▶ Goal
Find each line holding the word "matplotlib" and give the number of such lines, nothing else.

▶ Material
================
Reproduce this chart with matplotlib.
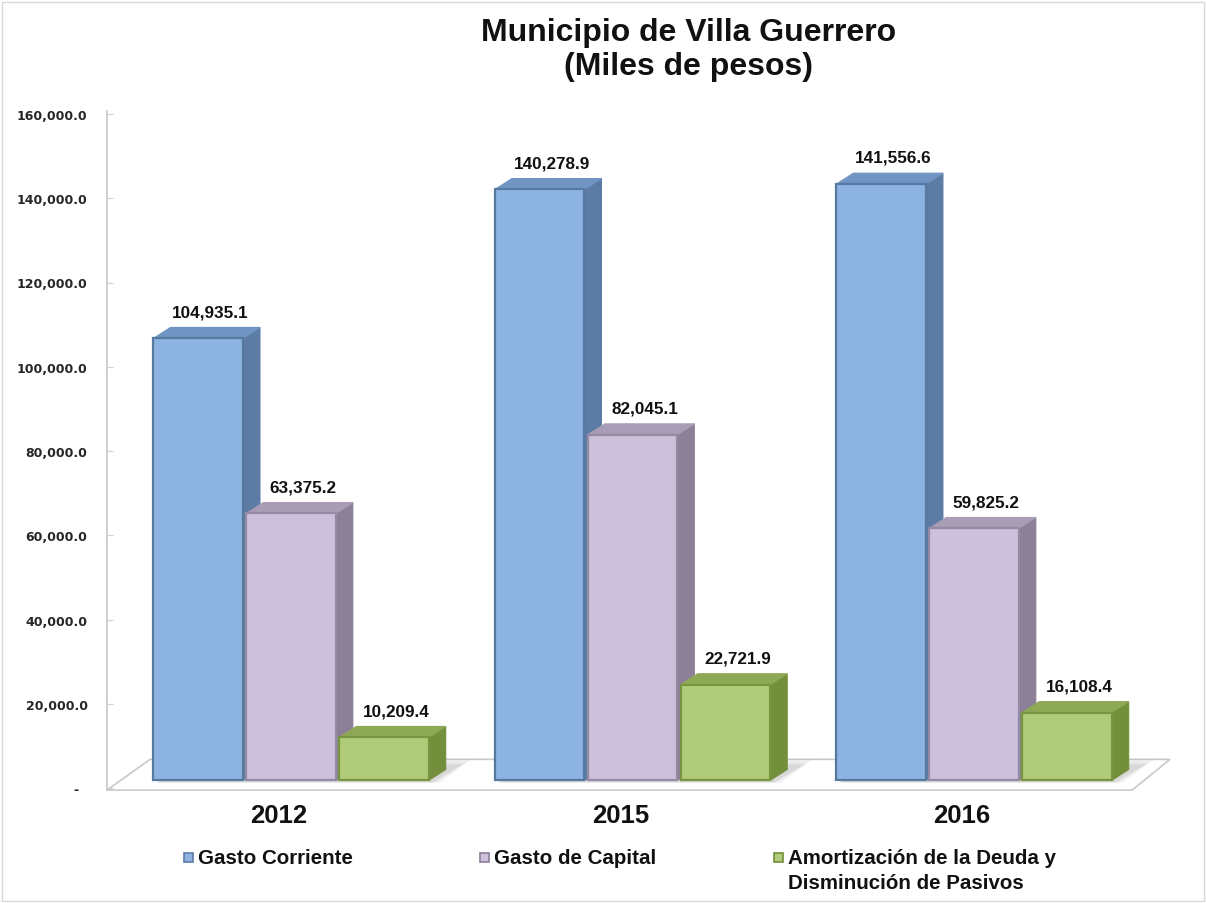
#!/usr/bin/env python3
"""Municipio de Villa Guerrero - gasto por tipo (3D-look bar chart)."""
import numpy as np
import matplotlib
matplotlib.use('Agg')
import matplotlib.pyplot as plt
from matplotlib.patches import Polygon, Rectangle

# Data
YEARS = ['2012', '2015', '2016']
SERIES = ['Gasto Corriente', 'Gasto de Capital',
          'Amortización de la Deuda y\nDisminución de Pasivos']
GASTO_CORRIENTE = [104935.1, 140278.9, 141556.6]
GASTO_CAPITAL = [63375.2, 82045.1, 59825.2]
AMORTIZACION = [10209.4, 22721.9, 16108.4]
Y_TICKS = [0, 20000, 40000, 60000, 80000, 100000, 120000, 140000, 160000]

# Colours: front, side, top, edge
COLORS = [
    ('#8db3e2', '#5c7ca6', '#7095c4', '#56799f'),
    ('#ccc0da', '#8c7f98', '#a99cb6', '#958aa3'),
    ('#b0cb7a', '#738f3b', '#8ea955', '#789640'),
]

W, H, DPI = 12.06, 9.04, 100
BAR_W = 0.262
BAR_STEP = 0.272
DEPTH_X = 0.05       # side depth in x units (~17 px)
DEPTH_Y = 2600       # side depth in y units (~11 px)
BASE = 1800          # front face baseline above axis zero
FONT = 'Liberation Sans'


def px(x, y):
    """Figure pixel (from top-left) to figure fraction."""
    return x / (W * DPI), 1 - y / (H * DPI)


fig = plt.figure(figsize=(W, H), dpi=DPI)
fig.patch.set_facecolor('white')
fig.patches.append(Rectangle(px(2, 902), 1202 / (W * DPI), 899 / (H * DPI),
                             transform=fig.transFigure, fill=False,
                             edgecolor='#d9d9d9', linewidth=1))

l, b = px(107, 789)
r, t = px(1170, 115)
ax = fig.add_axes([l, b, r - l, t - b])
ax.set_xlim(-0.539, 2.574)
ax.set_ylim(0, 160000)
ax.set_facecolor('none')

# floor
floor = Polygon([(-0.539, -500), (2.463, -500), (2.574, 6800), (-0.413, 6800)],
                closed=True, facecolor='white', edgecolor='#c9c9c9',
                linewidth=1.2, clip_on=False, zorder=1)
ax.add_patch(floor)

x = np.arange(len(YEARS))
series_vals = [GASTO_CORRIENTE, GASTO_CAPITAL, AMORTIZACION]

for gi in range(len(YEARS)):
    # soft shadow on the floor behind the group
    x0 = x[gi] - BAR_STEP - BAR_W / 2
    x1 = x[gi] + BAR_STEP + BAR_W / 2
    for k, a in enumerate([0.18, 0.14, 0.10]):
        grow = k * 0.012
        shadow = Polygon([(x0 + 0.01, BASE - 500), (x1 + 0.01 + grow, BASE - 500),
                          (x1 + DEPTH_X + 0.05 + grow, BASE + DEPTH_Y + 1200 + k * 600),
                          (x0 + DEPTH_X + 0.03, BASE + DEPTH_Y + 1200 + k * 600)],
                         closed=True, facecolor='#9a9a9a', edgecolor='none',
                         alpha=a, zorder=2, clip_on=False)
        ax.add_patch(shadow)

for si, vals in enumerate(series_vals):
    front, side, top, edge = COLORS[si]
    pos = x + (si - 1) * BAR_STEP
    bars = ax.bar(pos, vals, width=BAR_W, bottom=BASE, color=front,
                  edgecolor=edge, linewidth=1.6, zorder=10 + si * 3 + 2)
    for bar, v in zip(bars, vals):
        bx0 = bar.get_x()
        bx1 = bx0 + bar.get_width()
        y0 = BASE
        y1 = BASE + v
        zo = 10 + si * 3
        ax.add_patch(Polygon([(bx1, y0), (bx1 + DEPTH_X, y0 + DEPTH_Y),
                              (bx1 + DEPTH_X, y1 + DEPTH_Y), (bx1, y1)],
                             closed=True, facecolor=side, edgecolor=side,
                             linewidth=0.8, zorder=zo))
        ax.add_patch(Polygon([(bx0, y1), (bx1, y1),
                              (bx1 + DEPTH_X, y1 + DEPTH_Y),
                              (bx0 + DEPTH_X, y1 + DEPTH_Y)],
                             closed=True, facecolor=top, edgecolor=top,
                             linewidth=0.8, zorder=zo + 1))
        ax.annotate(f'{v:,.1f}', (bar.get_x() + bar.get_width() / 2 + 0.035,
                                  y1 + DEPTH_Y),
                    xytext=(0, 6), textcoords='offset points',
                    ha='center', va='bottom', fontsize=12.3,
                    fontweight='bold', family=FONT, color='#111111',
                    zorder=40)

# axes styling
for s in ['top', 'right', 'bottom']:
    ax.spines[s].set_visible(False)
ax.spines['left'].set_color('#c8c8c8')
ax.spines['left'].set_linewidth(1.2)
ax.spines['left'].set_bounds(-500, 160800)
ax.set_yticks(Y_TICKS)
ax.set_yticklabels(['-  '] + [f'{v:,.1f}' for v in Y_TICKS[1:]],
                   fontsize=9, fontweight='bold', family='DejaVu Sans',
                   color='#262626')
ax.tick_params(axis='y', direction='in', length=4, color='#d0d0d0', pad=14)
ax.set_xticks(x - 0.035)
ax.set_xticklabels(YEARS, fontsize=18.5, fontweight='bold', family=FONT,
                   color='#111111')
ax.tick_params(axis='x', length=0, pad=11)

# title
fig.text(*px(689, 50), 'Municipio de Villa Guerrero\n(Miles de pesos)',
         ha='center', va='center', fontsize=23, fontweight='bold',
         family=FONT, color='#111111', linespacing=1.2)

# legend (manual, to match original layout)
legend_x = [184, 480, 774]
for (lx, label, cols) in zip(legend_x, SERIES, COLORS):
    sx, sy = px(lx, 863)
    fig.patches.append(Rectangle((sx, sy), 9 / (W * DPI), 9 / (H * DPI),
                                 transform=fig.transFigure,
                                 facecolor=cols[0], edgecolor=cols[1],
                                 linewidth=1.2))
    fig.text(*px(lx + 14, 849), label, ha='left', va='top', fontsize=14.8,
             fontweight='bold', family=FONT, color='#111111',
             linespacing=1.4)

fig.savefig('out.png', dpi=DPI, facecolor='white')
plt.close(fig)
================
▶ Final answer
5